Когда будет написана подробная история эмигрантской литературы, то станет очевидным, что выжила она — вместе с Буниным и Ремизовым — только благодаря помощи именно этих скучных, серых Плюшкиных из либерального лагеря. Для «правых» наша литература в целом была проклятием, масонским или коммунистическим заговором, отрыжкой сионских мудрецов. Кадровым правым героям вообще литература не нужна. Они уверяют, что поклоняются Достоевскому. Но фактически одного генерала Краснова им хватает с лихвою.
Вот у Смоленского «закрывают» газ, он идет к Софье Прегель или Цетлиной за деньгами. Я спрашивал этих дам: «Почему вы это делаете? Ведь Смоленский, когда пьян, бросается жидом даже в вашем присутствии…» Мне отвечали: «Как же без газа! У него дети, их надо кормить».
(Смоленского не было в «Круге», стихи его наш альманах печатал.)

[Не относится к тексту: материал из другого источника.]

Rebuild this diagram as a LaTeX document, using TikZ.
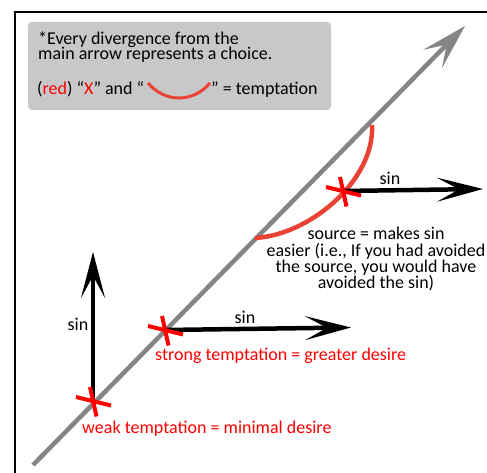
\documentclass[tikz,border=0pt]{standalone}
\usepackage{fontspec}
\setmainfont{Carlito}
\usetikzlibrary{arrows.meta}
\definecolor{mgray}{RGB}{133,133,133}
\definecolor{boxgray}{RGB}{200,200,200}
\definecolor{arcred}{RGB}{234,67,53}
\definecolor{xred}{RGB}{255,0,0}
\begin{document}
\begin{tikzpicture}[x=1pt,y=-1pt,
  lbl/.style={inner sep=0pt, text height=11pt, text depth=3pt, font=\fontsize{18}{18}\selectfont},
  redlbl/.style={lbl, text=xred},
  sinarrow/.style={draw=black, line width=4.5pt, -{Stealth[length=46pt,width=24pt,inset=22pt]}},
  mainarrow/.style={draw=mgray, line width=4.5pt, -{Stealth[length=46pt,width=26pt,inset=20pt]}},
  temptarc/.style={draw=arcred, line width=4.5pt},
  xmark/.pic={\draw[xred, line width=4pt] (-17,-4) -- (18,4.5);
              \draw[xred, line width=4pt] (-3,-14) -- (3.5,15.5);}]
\useasboundingbox (0,0) rectangle (487,473);
\fill[white] (0,0) rectangle (487,473);
% frame
\draw[black, line width=2.5pt] (15,473) -- (15,12) -- (487,12);
% legend box
\fill[boxgray, rounded corners=4pt] (28,22) rectangle (331,110);
\node[lbl, anchor=base west] (l1) at (38,45) {*Every divergence from the};
\node[lbl, anchor=base west] (l2) at (38,59.5) {main arrow represents a choice.};
\node[lbl, anchor=base west] (l3a) at (37,95) {(\textcolor{xred}{red}) “\textcolor{xred}{X}” and “};
\node[lbl, anchor=base west] (l3b) at (211,95) {” = temptation};
\draw[draw=arcred, line width=3pt] (148,83) .. controls (165,103) and (193,103) .. (210,83);
% main arrow
\coordinate (mstart) at (33,465);
\coordinate (mtip) at (465,26);
\draw[mainarrow] (mstart) -- (mtip);
% source arc
\coordinate (arcA) at (372,125);
\coordinate (arcB) at (255,238);
\draw[temptarc] (arcA) .. controls (375,180) and (310,235) .. (arcB);
% choice points
\coordinate (w) at (93,401);
\coordinate (s) at (165,330);
\coordinate (r) at (343,191);
\coordinate (wtip) at (93,252);
\coordinate (stip) at (351,327.5);
\coordinate (rtip) at (483,189);
\draw[sinarrow] (w) -- (wtip);
\draw[sinarrow] (s) -- (stip);
\draw[sinarrow] (r) -- (rtip);
\pic at (w) {xmark};
\pic at (s) {xmark};
\pic at (r) {xmark};
% labels
\node[lbl, anchor=base] (sinr) at (390,185) {sin};
\node[lbl, anchor=base] (src1) at (376,240) {source = makes sin};
\node[lbl, anchor=base] (src2) at (376,256.5) {easier (i.e., If you had avoided};
\node[lbl, anchor=base] (src3) at (376,272.5) {the source, you would have};
\node[lbl, anchor=base] (src4) at (376,288.5) {avoided the sin)};
\node[lbl, anchor=base] (sins) at (245,323) {sin};
\node[redlbl, anchor=base west] (strong) at (155,360) {strong temptation = greater desire};
\node[lbl, anchor=base] (sinw) at (78,330) {sin};
\node[redlbl, anchor=base west] (weak) at (82,433) {weak temptation = minimal desire};
\end{tikzpicture}
\end{document}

Благодаря тому, что Фондаминский карьерно или материально никак не был заинтересован в своей эмигрантской деятельности, он мог оставаться как бы беспристрастным арбитром. Мысль Платона о диктатуре элиты надо понимать в том духе, что философы, жрецы и вожди, уже добившись всего и больше для себя ничего не желающие, могут чинить правый суд и устанавливать нелицеприятные законы.
Не знаю, как вел себя Фондаминский в старину, среди своей «фракции», но здесь у нас он, по-моему, ни в одной интриге не участвовал, смут не разводил и за «власть» не боролся. За ту ужасную эмигрантскую власть, которая потому уже недостижима, что является сплошной фикцией.
Вес и достоинство парижской эмиграции определялись в значительной мере отсутствием «казенного пирога». Благодаря этому мы о многих лицах той эпохи сохраним самую светлую память.